The more one learns about viticulture and winemaking, the more it becomes apparent that the actions and activities occurring in the dormant winter months is equally (if not more) important than the bustling harvest activities involved in making the wines. The numerous practices applied to the vines between the end of one harvest, and the start of the next, all directly influence the quality of grapes they will produce in future.
One of these many factors are the choices made around the planting of cover crops.

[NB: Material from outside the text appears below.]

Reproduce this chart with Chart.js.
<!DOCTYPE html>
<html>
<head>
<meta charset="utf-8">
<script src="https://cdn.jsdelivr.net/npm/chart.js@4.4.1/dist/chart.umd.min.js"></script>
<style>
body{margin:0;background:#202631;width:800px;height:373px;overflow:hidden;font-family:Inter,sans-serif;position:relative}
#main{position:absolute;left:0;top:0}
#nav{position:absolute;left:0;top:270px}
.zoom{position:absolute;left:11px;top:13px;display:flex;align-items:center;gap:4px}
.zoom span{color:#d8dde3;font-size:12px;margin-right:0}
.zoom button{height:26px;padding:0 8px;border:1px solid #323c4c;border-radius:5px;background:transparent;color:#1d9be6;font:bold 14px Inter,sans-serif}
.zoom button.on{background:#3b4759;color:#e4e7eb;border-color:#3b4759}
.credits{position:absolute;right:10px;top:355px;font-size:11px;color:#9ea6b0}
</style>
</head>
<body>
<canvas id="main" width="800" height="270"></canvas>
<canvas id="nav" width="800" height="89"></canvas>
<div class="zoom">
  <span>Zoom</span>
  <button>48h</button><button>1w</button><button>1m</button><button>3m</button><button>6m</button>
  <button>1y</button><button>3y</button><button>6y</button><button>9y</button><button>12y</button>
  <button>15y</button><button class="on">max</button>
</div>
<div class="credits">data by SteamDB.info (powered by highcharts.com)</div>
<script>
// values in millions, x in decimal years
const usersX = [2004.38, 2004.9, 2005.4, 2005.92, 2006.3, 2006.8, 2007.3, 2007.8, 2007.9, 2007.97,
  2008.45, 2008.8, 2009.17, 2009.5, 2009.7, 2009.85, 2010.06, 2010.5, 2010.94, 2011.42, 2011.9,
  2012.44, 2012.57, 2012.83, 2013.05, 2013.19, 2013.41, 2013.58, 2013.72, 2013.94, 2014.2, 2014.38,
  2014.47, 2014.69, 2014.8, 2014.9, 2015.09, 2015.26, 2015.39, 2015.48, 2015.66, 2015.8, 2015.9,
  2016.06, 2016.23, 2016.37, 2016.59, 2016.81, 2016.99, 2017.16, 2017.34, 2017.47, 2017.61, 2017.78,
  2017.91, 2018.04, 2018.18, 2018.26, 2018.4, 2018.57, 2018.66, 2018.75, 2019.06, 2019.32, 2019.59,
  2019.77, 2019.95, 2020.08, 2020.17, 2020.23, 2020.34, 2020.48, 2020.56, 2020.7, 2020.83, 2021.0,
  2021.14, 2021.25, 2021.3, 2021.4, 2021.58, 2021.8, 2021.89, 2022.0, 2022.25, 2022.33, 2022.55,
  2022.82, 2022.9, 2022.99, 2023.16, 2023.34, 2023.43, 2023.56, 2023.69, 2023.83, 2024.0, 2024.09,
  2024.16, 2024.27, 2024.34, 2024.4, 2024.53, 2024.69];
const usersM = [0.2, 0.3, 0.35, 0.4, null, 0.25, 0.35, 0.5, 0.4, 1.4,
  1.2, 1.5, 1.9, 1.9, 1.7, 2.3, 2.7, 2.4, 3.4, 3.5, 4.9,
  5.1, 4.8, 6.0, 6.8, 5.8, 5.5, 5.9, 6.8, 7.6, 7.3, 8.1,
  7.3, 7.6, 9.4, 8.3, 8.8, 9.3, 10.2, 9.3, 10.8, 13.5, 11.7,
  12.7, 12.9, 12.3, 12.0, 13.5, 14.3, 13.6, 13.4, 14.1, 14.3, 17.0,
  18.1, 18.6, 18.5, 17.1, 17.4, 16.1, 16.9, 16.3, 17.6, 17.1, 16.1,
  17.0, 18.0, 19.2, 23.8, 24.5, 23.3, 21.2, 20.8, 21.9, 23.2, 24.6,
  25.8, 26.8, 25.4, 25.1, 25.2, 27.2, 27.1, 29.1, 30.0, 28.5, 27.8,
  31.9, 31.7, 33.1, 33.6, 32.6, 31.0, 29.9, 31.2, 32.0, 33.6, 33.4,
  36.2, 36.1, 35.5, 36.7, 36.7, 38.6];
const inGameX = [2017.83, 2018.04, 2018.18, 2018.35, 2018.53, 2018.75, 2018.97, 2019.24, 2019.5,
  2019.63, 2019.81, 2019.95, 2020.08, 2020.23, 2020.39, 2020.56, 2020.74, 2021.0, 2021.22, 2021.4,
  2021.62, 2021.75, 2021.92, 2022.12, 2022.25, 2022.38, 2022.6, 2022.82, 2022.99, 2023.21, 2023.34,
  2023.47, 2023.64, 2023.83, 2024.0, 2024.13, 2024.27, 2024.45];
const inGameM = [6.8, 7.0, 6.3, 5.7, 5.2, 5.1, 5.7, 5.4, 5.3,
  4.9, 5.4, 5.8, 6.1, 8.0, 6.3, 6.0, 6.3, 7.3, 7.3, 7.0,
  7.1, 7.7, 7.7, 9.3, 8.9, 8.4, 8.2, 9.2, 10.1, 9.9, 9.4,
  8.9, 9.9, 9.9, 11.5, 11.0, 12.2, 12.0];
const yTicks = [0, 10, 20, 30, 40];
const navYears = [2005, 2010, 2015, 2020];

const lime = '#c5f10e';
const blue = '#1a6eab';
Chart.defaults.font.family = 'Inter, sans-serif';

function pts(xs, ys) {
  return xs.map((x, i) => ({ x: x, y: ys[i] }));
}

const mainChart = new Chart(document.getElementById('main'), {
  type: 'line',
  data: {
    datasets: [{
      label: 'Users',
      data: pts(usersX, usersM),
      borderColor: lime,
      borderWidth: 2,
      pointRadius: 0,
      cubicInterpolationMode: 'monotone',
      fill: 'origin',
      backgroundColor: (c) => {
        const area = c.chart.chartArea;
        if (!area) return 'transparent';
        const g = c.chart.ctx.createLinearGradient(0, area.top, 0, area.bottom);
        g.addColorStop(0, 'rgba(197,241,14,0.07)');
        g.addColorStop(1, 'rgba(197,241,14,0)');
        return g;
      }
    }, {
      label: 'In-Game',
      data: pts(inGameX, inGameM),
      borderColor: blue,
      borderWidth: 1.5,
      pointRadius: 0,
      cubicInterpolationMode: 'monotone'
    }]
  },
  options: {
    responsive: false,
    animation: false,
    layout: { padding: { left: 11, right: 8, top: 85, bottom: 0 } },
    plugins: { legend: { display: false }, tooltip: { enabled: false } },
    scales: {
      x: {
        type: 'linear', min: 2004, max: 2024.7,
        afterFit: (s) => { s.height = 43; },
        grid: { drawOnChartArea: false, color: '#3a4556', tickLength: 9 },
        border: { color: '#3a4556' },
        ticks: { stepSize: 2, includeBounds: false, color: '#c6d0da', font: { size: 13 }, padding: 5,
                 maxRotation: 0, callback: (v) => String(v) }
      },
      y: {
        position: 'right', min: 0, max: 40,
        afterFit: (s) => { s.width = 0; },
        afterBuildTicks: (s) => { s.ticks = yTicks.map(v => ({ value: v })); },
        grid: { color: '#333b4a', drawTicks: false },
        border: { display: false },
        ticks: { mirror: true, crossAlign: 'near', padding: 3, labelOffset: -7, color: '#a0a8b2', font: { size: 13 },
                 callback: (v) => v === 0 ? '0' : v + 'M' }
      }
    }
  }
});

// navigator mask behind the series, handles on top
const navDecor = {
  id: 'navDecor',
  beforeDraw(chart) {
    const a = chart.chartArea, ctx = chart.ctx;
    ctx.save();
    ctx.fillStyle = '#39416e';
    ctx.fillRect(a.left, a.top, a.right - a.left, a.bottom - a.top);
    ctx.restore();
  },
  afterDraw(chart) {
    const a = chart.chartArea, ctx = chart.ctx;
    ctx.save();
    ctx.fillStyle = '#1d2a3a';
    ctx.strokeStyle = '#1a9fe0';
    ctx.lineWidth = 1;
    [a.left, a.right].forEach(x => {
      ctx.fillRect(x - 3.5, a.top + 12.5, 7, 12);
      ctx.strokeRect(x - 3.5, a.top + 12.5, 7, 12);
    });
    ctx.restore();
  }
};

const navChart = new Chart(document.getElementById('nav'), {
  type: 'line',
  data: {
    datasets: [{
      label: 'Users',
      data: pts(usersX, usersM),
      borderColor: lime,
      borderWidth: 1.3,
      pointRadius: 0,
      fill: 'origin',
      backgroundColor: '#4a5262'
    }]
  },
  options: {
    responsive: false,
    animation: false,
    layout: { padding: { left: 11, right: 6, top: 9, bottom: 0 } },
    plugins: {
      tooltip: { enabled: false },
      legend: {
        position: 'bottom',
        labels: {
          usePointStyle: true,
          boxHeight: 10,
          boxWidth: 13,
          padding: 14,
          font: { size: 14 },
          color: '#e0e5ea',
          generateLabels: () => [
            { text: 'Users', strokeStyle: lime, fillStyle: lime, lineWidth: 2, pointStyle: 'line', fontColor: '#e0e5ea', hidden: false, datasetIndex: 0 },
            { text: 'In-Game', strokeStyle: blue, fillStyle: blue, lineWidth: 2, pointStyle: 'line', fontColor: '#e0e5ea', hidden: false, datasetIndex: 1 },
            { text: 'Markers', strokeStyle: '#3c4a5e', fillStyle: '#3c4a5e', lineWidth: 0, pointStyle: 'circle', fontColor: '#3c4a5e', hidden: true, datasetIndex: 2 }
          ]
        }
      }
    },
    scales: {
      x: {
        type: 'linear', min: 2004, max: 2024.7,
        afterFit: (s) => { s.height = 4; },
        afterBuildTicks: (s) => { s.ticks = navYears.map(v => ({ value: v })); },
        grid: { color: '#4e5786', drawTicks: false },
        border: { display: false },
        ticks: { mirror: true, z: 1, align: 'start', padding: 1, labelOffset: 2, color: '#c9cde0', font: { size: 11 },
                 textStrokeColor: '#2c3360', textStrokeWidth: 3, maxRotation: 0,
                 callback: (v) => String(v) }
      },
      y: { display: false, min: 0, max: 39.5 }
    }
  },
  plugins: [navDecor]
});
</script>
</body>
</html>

Cover crops are planted for several beneficial reasons: they increase overall soil health, they help eliminate weeds, they keep the soil covered to protect it from the sun, they reduce soil compaction and improve aeration of the soil, they help optimise water usage and they greatly help reduce soil erosion.
Before we get to which cover crops are planted (and why), it is also worth noting that how we plant is also important. We are moving to reduce the practice of tillage (preparing the ground for planting through digging, overturning or stirring). Tillage can contribute to soil erosion, and you lose a lot of organic matter. It also affects water penetration, including the amount of moisture the soil can hold. We recently acquired a Piket planter – a type of planter which allows non-till planting of the cover crop seeds. You can see the Piket planter in action in our TeleVIEW video, but it basically “slices” 8 fairly shallow rows into the soil, and drops the seeds evenly into these rows, then covers the rows with soil again.
Now, on to the importance of cover crop. Planting appropriate cover crops acts as competition for weeds, competing for resources and even preventing the seeds from germinating. These crops also improve water infiltration and drainage. Bare soil can often harden into a crust, from baking under the hot sun. Covering the soil with these crops forms a protective barrier, which keeps the soil draining well and helps prevent erosion. Lastly, they are excellent to improve vine nutrition (for example, legumes can increase the carbon in the soil, and bring organic matter and nitrogen into the soils).
So, which cover crops will we be planting? Quite a few, actually. In a selected couple of blocks, we will be planting permanent cover crop for the first time. One of the blocks will be split in half: one half will have 8 rows of Dwarf Fescue (a Festuca species) planted between each row of vine, and the other half will only have 4 rows planted between each row of vine. This will allow Christo to see how much the cover crop competes with the vines, and compare the effect on the vines’ vigour. Based on that, they will choose the most suitable strategy for the rest of the blocks.
Other blocks will have forage barley planted, which is a seasonal cover crop (it’s planted, grows, then dies and needs to be replanted again the following year). Lastly, we will be planting some white clover in the extremely rocky block next to The Tatsing Room. Working the soil in that block is very difficult, but it still needs protection from the sun. The white clover will become a permanent cover crop over time – it re-establishes itself after a year, and the team will sow a small amount to supplement the growth in the first and second year, thereafter it should be fully established.
The importance of choosing the correct types of cover crop, establishing them with the best methods, and managing them carefully all contributes to the health and suitability of our Soil – one of the 8 Elements, and the very foundation of our vineyards.